• **WORK INSTRUCTIONS**
Go through the records and show each line where the word "this" occurs.

• **SOURCE MATERIAL**
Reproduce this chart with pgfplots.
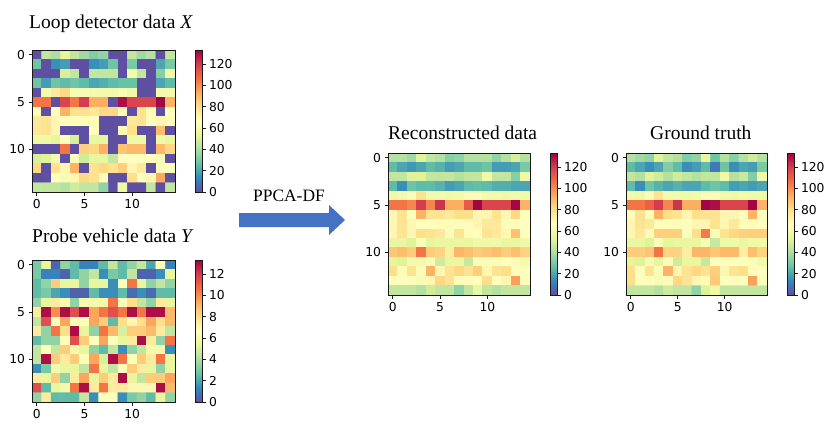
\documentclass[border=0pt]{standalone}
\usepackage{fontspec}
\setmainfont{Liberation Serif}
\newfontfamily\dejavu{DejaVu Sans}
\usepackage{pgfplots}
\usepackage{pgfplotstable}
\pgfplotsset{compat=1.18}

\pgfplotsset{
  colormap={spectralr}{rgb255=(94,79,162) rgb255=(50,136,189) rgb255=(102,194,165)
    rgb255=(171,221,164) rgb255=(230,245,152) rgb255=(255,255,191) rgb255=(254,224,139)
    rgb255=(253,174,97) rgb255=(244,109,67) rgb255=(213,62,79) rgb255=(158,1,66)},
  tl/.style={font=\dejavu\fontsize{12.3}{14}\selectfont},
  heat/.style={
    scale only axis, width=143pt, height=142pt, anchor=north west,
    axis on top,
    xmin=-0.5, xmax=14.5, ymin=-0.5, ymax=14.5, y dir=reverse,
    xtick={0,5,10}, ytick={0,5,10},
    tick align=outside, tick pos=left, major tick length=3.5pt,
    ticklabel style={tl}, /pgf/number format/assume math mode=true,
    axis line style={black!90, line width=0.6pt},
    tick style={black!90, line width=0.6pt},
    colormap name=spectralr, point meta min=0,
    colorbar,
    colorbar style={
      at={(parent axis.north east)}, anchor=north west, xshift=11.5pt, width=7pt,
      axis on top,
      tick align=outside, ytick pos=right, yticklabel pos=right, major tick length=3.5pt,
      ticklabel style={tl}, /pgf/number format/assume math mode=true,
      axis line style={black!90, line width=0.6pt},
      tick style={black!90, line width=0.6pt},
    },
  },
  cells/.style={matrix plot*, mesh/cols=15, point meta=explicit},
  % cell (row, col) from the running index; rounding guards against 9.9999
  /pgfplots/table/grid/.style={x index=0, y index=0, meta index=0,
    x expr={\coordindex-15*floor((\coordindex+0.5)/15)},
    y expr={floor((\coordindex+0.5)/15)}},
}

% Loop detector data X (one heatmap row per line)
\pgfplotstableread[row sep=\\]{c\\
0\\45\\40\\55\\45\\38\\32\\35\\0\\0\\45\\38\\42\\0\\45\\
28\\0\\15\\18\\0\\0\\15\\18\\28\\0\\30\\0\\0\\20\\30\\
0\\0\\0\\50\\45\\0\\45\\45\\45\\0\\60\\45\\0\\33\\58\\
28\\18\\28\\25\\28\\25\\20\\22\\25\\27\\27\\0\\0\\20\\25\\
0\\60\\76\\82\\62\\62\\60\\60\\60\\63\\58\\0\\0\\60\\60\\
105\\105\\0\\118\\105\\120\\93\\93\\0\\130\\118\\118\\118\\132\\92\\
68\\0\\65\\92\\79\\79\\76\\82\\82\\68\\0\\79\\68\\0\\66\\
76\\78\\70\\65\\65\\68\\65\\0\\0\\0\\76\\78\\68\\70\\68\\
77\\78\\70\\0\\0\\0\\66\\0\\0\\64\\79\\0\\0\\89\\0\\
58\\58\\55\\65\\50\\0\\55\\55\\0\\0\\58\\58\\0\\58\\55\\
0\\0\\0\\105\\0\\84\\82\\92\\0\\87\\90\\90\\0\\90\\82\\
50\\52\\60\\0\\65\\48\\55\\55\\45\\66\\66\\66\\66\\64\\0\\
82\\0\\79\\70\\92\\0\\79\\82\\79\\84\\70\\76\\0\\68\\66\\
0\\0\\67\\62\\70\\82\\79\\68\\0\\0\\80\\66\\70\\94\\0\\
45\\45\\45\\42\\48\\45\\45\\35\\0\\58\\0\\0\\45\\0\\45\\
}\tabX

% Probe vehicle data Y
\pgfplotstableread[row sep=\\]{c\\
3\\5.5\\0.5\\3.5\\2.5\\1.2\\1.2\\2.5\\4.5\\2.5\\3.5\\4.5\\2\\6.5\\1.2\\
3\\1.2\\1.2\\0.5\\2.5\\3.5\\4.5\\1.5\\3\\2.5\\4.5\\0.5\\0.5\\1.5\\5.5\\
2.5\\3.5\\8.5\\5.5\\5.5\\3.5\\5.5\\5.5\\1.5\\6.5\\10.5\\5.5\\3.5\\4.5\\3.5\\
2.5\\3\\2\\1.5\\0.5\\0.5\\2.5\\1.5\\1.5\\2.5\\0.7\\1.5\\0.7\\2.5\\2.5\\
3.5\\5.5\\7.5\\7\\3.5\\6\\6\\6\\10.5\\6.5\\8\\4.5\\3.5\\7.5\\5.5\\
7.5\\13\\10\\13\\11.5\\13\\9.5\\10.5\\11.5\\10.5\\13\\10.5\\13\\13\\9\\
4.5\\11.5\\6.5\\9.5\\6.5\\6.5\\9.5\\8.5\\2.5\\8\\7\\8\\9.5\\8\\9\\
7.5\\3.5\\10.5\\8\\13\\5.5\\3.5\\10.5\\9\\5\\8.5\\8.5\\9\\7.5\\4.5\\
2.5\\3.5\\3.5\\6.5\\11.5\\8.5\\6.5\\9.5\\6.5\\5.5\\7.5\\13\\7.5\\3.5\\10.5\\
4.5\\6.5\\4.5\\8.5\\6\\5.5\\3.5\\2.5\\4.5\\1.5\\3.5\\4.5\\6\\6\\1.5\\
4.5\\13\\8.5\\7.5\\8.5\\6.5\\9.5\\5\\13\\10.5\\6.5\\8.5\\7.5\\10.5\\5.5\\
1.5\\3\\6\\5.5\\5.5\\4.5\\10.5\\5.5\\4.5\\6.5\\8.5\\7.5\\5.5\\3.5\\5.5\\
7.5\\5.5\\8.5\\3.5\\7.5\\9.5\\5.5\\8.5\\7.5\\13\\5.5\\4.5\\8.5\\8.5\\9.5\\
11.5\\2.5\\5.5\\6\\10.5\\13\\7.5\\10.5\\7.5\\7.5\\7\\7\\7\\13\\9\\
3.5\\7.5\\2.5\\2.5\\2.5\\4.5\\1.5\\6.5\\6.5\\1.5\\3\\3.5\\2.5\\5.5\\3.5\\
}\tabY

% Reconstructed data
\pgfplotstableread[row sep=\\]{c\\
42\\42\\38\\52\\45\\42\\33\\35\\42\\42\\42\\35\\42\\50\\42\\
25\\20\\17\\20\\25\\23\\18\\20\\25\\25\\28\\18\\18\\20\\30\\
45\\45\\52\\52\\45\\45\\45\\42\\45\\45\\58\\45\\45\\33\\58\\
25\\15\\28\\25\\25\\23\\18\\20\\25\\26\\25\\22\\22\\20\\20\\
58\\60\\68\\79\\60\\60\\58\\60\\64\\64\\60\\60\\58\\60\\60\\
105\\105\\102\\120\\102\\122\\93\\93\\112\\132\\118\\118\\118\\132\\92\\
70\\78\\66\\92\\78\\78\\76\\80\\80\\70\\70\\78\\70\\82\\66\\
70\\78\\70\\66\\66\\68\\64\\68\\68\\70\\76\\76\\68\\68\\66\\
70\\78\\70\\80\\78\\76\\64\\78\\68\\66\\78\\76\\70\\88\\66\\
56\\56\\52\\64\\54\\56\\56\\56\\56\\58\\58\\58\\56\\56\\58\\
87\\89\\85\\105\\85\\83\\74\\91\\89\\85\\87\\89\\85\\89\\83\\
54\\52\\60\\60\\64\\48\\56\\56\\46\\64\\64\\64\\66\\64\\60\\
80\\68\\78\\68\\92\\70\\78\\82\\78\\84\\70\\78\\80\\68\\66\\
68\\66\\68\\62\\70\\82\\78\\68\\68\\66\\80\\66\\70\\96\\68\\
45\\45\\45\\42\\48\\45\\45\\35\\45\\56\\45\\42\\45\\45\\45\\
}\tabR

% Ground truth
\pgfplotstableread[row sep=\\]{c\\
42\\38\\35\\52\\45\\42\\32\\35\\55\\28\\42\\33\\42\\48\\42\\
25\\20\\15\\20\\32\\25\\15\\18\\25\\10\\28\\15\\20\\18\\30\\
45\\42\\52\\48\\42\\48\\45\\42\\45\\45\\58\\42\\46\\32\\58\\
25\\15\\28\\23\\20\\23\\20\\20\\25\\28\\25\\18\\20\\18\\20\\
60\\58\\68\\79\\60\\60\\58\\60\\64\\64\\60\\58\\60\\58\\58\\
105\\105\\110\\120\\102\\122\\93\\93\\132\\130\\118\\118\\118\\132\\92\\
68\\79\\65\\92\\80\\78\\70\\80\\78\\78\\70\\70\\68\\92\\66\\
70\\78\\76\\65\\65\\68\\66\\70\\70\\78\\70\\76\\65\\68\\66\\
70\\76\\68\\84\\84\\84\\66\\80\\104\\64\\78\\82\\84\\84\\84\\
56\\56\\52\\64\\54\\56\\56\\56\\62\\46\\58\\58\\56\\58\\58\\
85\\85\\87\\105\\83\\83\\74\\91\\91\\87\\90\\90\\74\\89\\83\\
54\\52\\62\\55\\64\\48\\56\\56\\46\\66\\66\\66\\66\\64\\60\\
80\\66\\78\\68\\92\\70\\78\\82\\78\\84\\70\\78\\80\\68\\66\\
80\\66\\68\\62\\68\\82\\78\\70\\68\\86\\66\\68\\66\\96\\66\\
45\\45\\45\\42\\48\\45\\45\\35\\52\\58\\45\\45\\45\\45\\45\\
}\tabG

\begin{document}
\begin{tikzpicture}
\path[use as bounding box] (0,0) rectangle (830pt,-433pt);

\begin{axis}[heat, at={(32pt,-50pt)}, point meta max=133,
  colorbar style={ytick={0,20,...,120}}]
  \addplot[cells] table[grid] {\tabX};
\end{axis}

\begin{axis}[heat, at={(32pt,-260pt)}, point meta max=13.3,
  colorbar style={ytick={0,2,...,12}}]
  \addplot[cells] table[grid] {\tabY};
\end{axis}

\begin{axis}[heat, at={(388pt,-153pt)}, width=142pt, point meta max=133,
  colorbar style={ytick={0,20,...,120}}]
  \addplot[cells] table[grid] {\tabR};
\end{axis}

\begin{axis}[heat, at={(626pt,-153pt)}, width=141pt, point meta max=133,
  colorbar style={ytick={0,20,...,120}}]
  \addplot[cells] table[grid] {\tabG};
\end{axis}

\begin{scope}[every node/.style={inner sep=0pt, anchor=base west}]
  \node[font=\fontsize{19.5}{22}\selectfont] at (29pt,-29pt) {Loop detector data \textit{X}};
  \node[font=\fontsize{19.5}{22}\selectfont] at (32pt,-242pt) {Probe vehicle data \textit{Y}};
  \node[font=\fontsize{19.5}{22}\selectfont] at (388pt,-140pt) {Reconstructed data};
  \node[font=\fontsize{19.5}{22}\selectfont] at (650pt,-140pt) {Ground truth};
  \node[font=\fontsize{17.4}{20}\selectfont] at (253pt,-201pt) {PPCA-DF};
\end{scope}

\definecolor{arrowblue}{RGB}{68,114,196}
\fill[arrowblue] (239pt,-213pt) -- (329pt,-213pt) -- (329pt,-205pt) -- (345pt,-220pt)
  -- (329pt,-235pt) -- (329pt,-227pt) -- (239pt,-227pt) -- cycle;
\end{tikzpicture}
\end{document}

...

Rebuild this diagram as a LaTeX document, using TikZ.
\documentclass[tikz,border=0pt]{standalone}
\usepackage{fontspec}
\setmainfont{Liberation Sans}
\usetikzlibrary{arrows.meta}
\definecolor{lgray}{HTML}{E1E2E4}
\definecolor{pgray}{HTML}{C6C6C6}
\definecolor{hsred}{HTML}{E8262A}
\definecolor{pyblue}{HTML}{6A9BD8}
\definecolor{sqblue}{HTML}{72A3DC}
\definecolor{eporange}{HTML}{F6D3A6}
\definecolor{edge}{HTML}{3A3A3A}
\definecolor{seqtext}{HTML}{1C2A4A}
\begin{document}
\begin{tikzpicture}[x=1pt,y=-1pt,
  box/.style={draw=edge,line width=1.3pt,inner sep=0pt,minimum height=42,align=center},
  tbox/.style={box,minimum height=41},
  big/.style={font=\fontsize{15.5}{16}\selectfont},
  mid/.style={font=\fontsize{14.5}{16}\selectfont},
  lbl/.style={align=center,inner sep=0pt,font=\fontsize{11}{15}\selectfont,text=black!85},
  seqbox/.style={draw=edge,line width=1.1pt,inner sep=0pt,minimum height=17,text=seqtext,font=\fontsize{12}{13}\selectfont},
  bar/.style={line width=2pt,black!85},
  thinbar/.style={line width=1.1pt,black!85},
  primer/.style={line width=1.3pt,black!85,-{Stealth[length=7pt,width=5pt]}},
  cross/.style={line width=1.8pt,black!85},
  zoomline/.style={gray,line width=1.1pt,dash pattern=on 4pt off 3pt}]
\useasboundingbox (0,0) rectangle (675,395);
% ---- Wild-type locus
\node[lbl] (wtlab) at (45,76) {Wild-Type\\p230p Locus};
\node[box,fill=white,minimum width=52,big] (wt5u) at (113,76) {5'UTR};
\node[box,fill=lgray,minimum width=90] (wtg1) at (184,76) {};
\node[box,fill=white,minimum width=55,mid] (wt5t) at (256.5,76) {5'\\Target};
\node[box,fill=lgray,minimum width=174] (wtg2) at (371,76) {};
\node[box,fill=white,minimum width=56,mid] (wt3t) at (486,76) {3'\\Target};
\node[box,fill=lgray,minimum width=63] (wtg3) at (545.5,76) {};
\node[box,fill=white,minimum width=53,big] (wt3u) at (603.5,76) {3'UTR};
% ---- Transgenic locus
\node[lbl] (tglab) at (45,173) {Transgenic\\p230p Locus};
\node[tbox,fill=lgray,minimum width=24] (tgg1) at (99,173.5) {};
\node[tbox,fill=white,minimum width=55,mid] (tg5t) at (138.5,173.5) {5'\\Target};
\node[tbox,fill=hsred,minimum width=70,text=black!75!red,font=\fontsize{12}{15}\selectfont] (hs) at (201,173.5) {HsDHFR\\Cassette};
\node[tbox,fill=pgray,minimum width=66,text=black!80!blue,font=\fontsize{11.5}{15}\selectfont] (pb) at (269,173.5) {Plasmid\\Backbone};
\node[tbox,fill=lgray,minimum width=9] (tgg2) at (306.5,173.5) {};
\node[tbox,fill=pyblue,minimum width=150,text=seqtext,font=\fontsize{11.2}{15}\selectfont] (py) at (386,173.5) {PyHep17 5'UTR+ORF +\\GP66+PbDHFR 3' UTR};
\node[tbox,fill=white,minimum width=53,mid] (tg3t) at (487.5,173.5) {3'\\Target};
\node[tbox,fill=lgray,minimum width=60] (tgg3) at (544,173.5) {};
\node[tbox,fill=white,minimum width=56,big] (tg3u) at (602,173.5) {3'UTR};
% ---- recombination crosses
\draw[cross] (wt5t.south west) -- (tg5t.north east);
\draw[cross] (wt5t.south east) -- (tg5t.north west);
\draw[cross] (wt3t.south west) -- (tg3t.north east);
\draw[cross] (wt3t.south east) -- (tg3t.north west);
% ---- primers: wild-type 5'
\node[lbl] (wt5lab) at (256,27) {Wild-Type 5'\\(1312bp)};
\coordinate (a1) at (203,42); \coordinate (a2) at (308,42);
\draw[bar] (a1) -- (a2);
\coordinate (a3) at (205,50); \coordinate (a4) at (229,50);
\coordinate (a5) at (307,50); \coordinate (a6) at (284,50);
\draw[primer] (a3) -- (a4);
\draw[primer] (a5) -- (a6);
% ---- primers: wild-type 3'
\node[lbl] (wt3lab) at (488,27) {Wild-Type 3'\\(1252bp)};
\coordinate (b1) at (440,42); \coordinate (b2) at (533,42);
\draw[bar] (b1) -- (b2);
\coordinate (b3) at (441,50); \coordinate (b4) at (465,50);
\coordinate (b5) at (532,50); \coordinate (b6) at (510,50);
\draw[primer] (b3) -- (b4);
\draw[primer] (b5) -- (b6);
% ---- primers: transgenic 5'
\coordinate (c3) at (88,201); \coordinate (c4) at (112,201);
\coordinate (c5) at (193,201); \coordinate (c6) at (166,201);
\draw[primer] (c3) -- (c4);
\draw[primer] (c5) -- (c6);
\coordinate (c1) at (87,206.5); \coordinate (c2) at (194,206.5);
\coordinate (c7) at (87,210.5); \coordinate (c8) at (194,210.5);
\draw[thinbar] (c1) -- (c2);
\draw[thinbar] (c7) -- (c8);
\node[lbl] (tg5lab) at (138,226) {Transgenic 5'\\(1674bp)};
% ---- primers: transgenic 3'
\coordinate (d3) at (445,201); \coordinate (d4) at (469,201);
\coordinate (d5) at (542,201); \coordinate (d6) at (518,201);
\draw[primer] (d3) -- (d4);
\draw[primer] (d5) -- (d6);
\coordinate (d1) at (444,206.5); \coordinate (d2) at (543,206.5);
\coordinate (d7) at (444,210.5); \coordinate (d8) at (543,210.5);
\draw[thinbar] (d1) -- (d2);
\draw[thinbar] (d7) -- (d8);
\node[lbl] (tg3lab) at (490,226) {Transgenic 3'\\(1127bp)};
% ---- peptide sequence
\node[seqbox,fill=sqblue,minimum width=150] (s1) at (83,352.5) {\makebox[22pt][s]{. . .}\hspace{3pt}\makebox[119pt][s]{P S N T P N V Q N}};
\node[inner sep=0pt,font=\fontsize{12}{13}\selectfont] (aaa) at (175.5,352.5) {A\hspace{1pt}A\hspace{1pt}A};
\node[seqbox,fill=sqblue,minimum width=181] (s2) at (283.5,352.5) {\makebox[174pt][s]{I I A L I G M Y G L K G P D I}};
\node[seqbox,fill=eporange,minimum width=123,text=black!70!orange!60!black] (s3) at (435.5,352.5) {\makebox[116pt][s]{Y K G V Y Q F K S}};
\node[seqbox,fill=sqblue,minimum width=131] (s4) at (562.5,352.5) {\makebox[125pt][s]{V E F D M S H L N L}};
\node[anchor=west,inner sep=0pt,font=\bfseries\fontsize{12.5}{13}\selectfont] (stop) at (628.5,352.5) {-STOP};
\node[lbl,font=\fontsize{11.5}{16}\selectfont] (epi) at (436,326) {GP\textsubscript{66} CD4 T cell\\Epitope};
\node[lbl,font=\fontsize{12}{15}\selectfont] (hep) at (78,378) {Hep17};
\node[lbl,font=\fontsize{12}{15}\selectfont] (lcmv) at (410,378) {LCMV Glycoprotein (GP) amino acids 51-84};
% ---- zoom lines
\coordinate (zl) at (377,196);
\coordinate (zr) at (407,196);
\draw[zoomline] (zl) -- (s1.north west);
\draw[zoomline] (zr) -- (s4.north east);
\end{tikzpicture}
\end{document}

• **WRITTEN RESPONSE**
Reproduce this chart with pgfplots.
Rebuild this diagram as a LaTeX document, using TikZ.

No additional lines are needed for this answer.